**Input data**
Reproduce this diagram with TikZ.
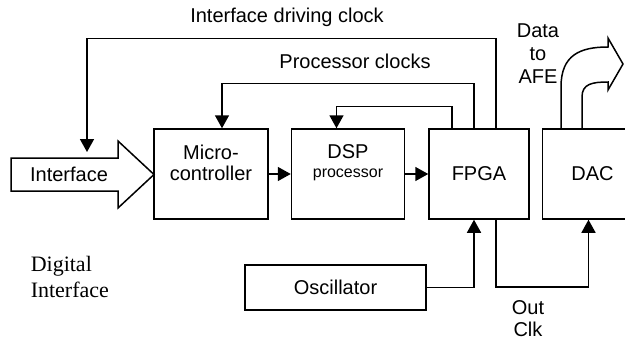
\documentclass[tikz,border=0pt]{standalone}
\usepackage{fontspec}
\setmainfont{Liberation Sans}
\newfontfamily\timesface{Liberation Serif}
\usetikzlibrary{arrows.meta, positioning}

\begin{document}
\begin{tikzpicture}[x=1pt, y=-1pt, >={Triangle[length=13pt, width=14pt]}, node distance=22pt, line width=1.5pt, font=\fontsize{20}{21}\selectfont]
            \tikzset{blockbox/.style={rectangle, draw, minimum width=#1, minimum height=90pt, inner sep=0pt},
                     blockbox/.default=100pt,
                     boxtext/.style={align=center, yshift=11pt}}
            \clip (0,0) rectangle (625,343);
            % main chain
            \node[blockbox=114pt, label={[boxtext]center:Micro-\\controller}] (mcu) at (211,174) {};
            \node[blockbox=113pt, right=of mcu, label={[boxtext]center:DSP\\[-2pt]{\fontsize{16}{18}\selectfont processor}}] (dsp) {};
            \node[blockbox, right=23pt of dsp] (fpga) {FPGA};
            \node[blockbox, right=12pt of fpga] (dac) {DAC};
            \node[draw, minimum width=181pt, minimum height=45pt, inner sep=0pt] (osc) at (335.5,287.5) {Oscillator};
            % interface arrow
            \draw (11,158) -- (118,158) -- (118,141) -- (154,174.5) -- (118,208) -- (118,191) -- (11,191) -- cycle;
            \node (iface) at (69,174) {Interface};
            \coordinate (ifclk) at (87,152);
            \node[align=left, anchor=west, inner sep=0pt, font=\timesface\fontsize{22}{26}\selectfont] (digital) at (30,277) {Digital\\Interface};
            % data path
            \draw[->] (mcu) -- (dsp);
            \draw[->] (dsp) -- (fpga);
            \draw[->] (osc.east) -| ([xshift=-5pt]fpga.south);
            \draw[->] ([xshift=17pt]fpga.south) -- ++(0,67) -| ([xshift=-4pt]dac.south);
            \node[align=center, font=\fontsize{20}{22}\selectfont] (outclk) at (528,319) {Out\\Clk};
            % clocks
            \draw[->] ([xshift=17pt]fpga.north) -- ++(0,-90) -| (ifclk);
            \draw[->] ([xshift=-5pt]fpga.north) -- ++(0,-45) -| ([xshift=11pt]mcu.north);
            \draw[->] ([xshift=-27pt]fpga.north) -- ++(0,-22) -| ([xshift=-11.5pt]dsp.north);
            \node[anchor=base] (ifclklbl) at (287,22) {Interface driving clock};
            \node[anchor=base] (proclbl) at (355,68) {Processor clocks};
            % output to AFE
            \draw (561,129) -- (561,87) .. controls (561,55) and (580,47) .. (608,47) -- (608,38) -- (623,64)
                  -- (608,90) -- (608,82) .. controls (592,82) and (582,84) .. (582,97) -- (582,129);
            \node[align=center, font=\fontsize{20}{23}\selectfont] (afe) at (538,54) {Data\\to\\AFE};
        \end{tikzpicture}
\end{document}
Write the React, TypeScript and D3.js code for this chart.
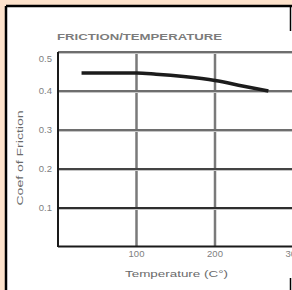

**Required work**
Each record above must be returned exactly as written, with its pictures omitted.

**Result below**
Reproduce this diagram with TikZ.
\documentclass[tikz,border=0pt]{standalone}
\usepackage{fontspec}
\setmainfont{Liberation Sans}
\newfontfamily\timesface{Liberation Serif}
\usetikzlibrary{arrows.meta, positioning}

\begin{document}
\begin{tikzpicture}[x=1pt, y=-1pt, >={Triangle[length=13pt, width=14pt]}, node distance=22pt, line width=1.5pt, font=\fontsize{20}{21}\selectfont]
            \tikzset{blockbox/.style={rectangle, draw, minimum width=#1, minimum height=90pt, inner sep=0pt},
                     blockbox/.default=100pt,
                     boxtext/.style={align=center, yshift=11pt}}
            \clip (0,0) rectangle (625,343);
            % main chain
            \node[blockbox=114pt, label={[boxtext]center:Micro-\\controller}] (mcu) at (211,174) {};
            \node[blockbox=113pt, right=of mcu, label={[boxtext]center:DSP\\[-2pt]{\fontsize{16}{18}\selectfont processor}}] (dsp) {};
            \node[blockbox, right=23pt of dsp] (fpga) {FPGA};
            \node[blockbox, right=12pt of fpga] (dac) {DAC};
            \node[draw, minimum width=181pt, minimum height=45pt, inner sep=0pt] (osc) at (335.5,287.5) {Oscillator};
            % interface arrow
            \draw (11,158) -- (118,158) -- (118,141) -- (154,174.5) -- (118,208) -- (118,191) -- (11,191) -- cycle;
            \node (iface) at (69,174) {Interface};
            \coordinate (ifclk) at (87,152);
            \node[align=left, anchor=west, inner sep=0pt, font=\timesface\fontsize{22}{26}\selectfont] (digital) at (30,277) {Digital\\Interface};
            % data path
            \draw[->] (mcu) -- (dsp);
            \draw[->] (dsp) -- (fpga);
            \draw[->] (osc.east) -| ([xshift=-5pt]fpga.south);
            \draw[->] ([xshift=17pt]fpga.south) -- ++(0,67) -| ([xshift=-4pt]dac.south);
            \node[align=center, font=\fontsize{20}{22}\selectfont] (outclk) at (528,319) {Out\\Clk};
            % clocks
            \draw[->] ([xshift=17pt]fpga.north) -- ++(0,-90) -| (ifclk);
            \draw[->] ([xshift=-5pt]fpga.north) -- ++(0,-45) -| ([xshift=11pt]mcu.north);
            \draw[->] ([xshift=-27pt]fpga.north) -- ++(0,-22) -| ([xshift=-11.5pt]dsp.north);
            \node[anchor=base] (ifclklbl) at (287,22) {Interface driving clock};
            \node[anchor=base] (proclbl) at (355,68) {Processor clocks};
            % output to AFE
            \draw (561,129) -- (561,87) .. controls (561,55) and (580,47) .. (608,47) -- (608,38) -- (623,64)
                  -- (608,90) -- (608,82) .. controls (592,82) and (582,84) .. (582,97) -- (582,129);
            \node[align=center, font=\fontsize{20}{23}\selectfont] (afe) at (538,54) {Data\\to\\AFE};
        \end{tikzpicture}
\end{document}
Write the React, TypeScript and D3.js code for this chart.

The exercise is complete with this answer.